Task description:
Everything from the line containing "Recreate this image" through the line containing "linespacing=1.2)" must be written out exactly, and nothing more; leave any pictures out.

Extracted information:
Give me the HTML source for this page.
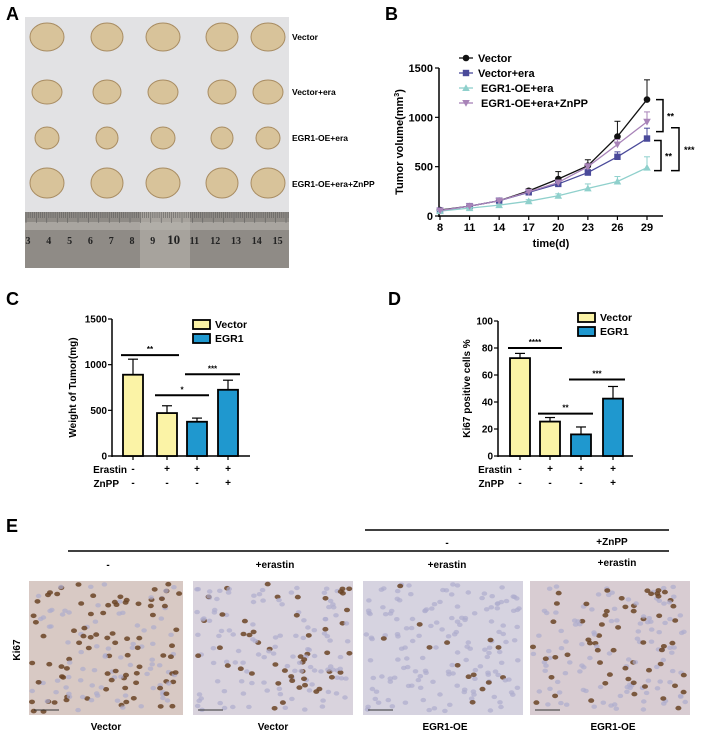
...
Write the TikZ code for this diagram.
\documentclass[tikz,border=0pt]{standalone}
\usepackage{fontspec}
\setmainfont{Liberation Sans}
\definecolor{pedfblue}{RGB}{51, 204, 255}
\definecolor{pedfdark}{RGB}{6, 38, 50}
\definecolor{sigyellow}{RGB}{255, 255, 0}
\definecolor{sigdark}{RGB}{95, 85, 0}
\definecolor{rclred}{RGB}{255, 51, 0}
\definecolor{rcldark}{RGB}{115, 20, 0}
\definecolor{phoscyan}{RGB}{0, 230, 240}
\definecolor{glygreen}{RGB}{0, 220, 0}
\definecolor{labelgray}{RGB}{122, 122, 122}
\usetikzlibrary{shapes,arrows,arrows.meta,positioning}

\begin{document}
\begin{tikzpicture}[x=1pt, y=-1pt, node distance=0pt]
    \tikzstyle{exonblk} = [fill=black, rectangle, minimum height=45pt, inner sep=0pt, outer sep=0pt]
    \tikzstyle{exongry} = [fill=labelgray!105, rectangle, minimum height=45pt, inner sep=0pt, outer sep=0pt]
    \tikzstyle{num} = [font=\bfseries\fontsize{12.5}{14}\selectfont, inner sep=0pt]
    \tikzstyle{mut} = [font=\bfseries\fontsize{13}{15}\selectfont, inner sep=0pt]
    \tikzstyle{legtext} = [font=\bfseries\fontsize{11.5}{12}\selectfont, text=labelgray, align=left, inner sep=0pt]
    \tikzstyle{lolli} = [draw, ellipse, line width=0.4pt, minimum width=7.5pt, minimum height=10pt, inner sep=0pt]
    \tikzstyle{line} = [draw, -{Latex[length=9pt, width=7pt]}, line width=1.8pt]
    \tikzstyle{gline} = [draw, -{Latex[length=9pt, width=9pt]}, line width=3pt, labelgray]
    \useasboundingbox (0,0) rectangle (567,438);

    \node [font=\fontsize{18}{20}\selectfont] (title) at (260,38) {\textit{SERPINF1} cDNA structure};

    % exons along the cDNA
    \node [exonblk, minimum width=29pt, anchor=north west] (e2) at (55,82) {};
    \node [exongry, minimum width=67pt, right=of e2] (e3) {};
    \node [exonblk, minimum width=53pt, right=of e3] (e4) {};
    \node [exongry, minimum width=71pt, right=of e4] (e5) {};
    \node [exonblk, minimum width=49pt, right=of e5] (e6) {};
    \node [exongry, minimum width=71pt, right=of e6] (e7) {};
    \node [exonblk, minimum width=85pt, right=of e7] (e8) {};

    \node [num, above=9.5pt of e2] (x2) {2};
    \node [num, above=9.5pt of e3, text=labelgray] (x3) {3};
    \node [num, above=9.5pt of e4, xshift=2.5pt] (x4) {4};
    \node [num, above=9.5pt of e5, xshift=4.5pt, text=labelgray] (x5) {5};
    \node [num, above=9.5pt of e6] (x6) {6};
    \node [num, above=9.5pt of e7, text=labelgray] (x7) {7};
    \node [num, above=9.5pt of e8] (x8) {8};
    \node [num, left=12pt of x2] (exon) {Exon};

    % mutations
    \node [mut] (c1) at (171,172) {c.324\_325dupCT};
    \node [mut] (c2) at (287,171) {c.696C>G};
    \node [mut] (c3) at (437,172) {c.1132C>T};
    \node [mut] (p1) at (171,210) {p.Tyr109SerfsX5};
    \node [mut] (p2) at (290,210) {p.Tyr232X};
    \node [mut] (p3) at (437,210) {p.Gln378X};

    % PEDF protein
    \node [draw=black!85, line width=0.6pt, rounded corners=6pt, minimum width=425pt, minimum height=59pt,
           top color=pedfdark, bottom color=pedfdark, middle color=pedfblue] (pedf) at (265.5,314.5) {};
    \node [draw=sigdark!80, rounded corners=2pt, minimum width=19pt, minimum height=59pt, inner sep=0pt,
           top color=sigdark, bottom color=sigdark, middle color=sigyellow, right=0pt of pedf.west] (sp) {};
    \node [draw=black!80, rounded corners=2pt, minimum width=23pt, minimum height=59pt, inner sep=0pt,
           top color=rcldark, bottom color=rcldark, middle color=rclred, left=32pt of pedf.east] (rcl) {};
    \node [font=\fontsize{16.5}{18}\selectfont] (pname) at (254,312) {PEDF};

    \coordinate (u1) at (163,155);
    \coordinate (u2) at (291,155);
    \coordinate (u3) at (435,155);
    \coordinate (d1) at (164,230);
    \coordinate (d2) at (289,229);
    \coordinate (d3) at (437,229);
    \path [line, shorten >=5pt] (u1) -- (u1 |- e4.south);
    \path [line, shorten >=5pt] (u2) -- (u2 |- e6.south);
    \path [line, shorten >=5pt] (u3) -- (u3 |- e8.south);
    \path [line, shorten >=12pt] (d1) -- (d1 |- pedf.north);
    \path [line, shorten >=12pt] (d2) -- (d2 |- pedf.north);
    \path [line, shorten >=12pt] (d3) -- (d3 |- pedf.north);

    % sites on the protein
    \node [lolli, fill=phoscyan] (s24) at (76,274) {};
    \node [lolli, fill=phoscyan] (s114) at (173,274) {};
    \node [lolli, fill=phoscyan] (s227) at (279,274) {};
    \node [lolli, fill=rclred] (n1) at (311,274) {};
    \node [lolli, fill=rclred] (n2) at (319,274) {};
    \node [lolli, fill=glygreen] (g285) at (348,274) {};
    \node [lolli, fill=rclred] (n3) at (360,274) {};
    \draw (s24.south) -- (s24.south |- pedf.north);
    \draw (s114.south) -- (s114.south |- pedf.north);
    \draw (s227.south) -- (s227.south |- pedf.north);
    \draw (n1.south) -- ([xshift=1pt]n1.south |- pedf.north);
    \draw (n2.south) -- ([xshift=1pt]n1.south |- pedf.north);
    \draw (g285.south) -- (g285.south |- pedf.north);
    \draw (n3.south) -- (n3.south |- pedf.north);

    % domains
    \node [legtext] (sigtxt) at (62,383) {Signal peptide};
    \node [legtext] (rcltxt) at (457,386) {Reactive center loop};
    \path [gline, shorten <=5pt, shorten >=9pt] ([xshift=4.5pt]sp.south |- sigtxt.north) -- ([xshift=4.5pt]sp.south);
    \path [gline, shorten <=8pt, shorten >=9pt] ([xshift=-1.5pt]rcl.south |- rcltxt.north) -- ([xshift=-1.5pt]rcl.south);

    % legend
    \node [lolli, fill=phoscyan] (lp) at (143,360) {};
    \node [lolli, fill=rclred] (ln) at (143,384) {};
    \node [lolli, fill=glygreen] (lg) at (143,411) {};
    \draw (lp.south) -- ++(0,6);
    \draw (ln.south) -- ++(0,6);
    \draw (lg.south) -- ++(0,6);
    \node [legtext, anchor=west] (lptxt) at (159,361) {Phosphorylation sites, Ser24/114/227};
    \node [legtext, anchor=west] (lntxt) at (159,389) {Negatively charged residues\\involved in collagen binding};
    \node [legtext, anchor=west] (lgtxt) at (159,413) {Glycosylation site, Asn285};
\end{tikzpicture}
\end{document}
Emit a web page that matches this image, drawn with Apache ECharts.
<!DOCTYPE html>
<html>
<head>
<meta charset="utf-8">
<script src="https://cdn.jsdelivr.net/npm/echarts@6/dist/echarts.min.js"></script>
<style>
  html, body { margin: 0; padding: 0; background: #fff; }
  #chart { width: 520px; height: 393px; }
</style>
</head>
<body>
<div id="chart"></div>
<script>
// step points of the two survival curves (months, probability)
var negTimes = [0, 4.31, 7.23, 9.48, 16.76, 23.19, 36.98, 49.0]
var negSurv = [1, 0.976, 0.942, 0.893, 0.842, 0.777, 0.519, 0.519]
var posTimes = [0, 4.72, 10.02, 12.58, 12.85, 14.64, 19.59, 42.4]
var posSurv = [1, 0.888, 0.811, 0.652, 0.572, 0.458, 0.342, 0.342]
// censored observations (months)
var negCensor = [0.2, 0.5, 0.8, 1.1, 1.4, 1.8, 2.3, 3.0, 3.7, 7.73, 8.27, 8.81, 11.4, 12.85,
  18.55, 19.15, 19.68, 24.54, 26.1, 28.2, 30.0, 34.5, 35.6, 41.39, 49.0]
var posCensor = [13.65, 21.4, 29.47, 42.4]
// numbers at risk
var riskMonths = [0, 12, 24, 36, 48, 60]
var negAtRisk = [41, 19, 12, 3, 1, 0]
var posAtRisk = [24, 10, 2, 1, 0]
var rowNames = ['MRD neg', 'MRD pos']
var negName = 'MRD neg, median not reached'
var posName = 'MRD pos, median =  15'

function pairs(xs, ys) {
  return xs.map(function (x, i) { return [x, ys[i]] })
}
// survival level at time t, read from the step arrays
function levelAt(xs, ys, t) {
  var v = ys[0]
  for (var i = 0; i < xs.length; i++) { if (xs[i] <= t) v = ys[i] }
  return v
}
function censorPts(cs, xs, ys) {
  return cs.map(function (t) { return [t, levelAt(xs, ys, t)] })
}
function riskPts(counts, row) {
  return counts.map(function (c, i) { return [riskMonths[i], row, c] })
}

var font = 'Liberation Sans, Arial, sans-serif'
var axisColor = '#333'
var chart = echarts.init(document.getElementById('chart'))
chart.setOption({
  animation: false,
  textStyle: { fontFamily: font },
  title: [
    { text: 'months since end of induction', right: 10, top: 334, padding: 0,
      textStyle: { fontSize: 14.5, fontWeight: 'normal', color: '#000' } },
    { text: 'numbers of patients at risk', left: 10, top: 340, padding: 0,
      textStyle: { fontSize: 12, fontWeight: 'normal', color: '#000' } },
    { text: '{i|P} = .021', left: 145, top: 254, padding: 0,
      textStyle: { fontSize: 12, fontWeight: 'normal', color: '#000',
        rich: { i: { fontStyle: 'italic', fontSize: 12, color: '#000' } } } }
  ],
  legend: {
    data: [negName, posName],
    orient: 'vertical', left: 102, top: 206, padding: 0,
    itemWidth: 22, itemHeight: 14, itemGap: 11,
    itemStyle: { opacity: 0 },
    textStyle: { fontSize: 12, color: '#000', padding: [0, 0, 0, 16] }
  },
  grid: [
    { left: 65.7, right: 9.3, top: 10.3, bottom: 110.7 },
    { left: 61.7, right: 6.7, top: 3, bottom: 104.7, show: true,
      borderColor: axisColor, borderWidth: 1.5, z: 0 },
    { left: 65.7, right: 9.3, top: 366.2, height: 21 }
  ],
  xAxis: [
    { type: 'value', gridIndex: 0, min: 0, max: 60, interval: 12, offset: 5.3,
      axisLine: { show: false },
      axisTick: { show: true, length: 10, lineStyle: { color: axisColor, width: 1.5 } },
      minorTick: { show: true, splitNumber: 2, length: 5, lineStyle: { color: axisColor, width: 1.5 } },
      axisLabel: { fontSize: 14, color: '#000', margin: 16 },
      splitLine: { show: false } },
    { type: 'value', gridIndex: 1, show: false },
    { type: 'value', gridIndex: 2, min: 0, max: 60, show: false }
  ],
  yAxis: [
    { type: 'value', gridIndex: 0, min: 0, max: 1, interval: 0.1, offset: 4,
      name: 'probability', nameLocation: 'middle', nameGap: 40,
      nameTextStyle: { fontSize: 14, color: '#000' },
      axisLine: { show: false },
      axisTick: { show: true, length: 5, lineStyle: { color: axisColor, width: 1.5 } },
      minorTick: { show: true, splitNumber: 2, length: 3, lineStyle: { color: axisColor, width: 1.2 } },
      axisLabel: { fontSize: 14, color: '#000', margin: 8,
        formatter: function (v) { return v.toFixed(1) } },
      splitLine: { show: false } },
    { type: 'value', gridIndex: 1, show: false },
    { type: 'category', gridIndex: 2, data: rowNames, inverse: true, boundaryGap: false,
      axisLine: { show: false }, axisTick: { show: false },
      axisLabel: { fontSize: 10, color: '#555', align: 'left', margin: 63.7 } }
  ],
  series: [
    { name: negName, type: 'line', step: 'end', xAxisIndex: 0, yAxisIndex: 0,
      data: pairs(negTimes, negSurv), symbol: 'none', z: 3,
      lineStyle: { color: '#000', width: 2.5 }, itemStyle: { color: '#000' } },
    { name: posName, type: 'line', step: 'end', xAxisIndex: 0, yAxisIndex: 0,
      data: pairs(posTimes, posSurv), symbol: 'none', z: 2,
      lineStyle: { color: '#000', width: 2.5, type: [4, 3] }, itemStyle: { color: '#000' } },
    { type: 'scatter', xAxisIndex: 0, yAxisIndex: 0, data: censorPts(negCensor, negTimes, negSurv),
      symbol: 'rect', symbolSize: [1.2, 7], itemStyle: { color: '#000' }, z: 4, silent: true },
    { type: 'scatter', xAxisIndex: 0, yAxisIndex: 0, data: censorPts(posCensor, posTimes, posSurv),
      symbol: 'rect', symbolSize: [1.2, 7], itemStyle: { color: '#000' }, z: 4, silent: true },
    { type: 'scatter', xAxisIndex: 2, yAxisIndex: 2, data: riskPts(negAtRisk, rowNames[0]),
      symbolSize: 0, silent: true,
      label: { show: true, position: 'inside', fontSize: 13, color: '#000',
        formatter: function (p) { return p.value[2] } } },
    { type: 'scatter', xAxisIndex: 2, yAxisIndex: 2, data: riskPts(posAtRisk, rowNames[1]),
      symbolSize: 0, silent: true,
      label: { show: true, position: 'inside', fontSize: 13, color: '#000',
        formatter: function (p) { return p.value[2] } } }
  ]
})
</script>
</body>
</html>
==
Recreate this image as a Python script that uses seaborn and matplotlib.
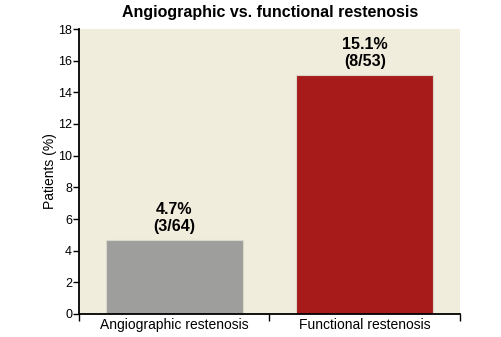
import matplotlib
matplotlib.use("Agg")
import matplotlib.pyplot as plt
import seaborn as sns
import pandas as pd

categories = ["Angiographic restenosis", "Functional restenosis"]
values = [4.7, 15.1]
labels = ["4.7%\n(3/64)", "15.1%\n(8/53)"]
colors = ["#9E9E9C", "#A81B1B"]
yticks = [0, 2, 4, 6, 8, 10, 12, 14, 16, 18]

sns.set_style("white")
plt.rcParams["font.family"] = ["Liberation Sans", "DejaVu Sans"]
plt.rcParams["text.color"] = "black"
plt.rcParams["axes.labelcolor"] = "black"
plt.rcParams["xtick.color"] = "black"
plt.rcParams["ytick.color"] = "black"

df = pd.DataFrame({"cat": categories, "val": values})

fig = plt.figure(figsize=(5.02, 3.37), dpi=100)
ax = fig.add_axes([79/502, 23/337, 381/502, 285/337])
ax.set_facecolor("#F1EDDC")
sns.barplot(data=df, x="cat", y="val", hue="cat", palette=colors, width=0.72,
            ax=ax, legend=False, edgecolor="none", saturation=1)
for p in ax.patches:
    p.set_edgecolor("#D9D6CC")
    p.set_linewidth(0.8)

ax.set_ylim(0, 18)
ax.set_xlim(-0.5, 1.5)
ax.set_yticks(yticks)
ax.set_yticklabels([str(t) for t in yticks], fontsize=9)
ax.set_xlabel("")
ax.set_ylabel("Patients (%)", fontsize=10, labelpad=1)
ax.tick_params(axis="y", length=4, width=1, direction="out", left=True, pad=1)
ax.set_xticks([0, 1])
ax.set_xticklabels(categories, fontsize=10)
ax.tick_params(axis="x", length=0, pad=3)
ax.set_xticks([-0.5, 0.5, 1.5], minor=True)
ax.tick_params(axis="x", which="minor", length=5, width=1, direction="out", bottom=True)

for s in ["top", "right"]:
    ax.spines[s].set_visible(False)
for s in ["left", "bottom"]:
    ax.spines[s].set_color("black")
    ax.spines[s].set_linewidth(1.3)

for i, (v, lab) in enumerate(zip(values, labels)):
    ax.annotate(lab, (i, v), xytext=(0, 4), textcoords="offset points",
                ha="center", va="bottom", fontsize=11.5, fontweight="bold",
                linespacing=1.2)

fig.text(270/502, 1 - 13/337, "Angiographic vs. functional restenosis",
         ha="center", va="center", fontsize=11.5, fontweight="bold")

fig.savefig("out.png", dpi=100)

Exercise answer:
Recreate this image as a Python script that uses seaborn and matplotlib.
import matplotlib
matplotlib.use("Agg")
import matplotlib.pyplot as plt
import seaborn as sns
import pandas as pd

categories = ["Angiographic restenosis", "Functional restenosis"]
values = [4.7, 15.1]
labels = ["4.7%\n(3/64)", "15.1%\n(8/53)"]
colors = ["#9E9E9C", "#A81B1B"]
yticks = [0, 2, 4, 6, 8, 10, 12, 14, 16, 18]

sns.set_style("white")
plt.rcParams["font.family"] = ["Liberation Sans", "DejaVu Sans"]
plt.rcParams["text.color"] = "black"
plt.rcParams["axes.labelcolor"] = "black"
plt.rcParams["xtick.color"] = "black"
plt.rcParams["ytick.color"] = "black"

df = pd.DataFrame({"cat": categories, "val": values})

fig = plt.figure(figsize=(5.02, 3.37), dpi=100)
ax = fig.add_axes([79/502, 23/337, 381/502, 285/337])
ax.set_facecolor("#F1EDDC")
sns.barplot(data=df, x="cat", y="val", hue="cat", palette=colors, width=0.72,
            ax=ax, legend=False, edgecolor="none", saturation=1)
for p in ax.patches:
    p.set_edgecolor("#D9D6CC")
    p.set_linewidth(0.8)

ax.set_ylim(0, 18)
ax.set_xlim(-0.5, 1.5)
ax.set_yticks(yticks)
ax.set_yticklabels([str(t) for t in yticks], fontsize=9)
ax.set_xlabel("")
ax.set_ylabel("Patients (%)", fontsize=10, labelpad=1)
ax.tick_params(axis="y", length=4, width=1, direction="out", left=True, pad=1)
ax.set_xticks([0, 1])
ax.set_xticklabels(categories, fontsize=10)
ax.tick_params(axis="x", length=0, pad=3)
ax.set_xticks([-0.5, 0.5, 1.5], minor=True)
ax.tick_params(axis="x", which="minor", length=5, width=1, direction="out", bottom=True)

for s in ["top", "right"]:
    ax.spines[s].set_visible(False)
for s in ["left", "bottom"]:
    ax.spines[s].set_color("black")
    ax.spines[s].set_linewidth(1.3)

for i, (v, lab) in enumerate(zip(values, labels)):
    ax.annotate(lab, (i, v), xytext=(0, 4), textcoords="offset points",
                ha="center", va="bottom", fontsize=11.5, fontweight="bold",
                linespacing=1.2)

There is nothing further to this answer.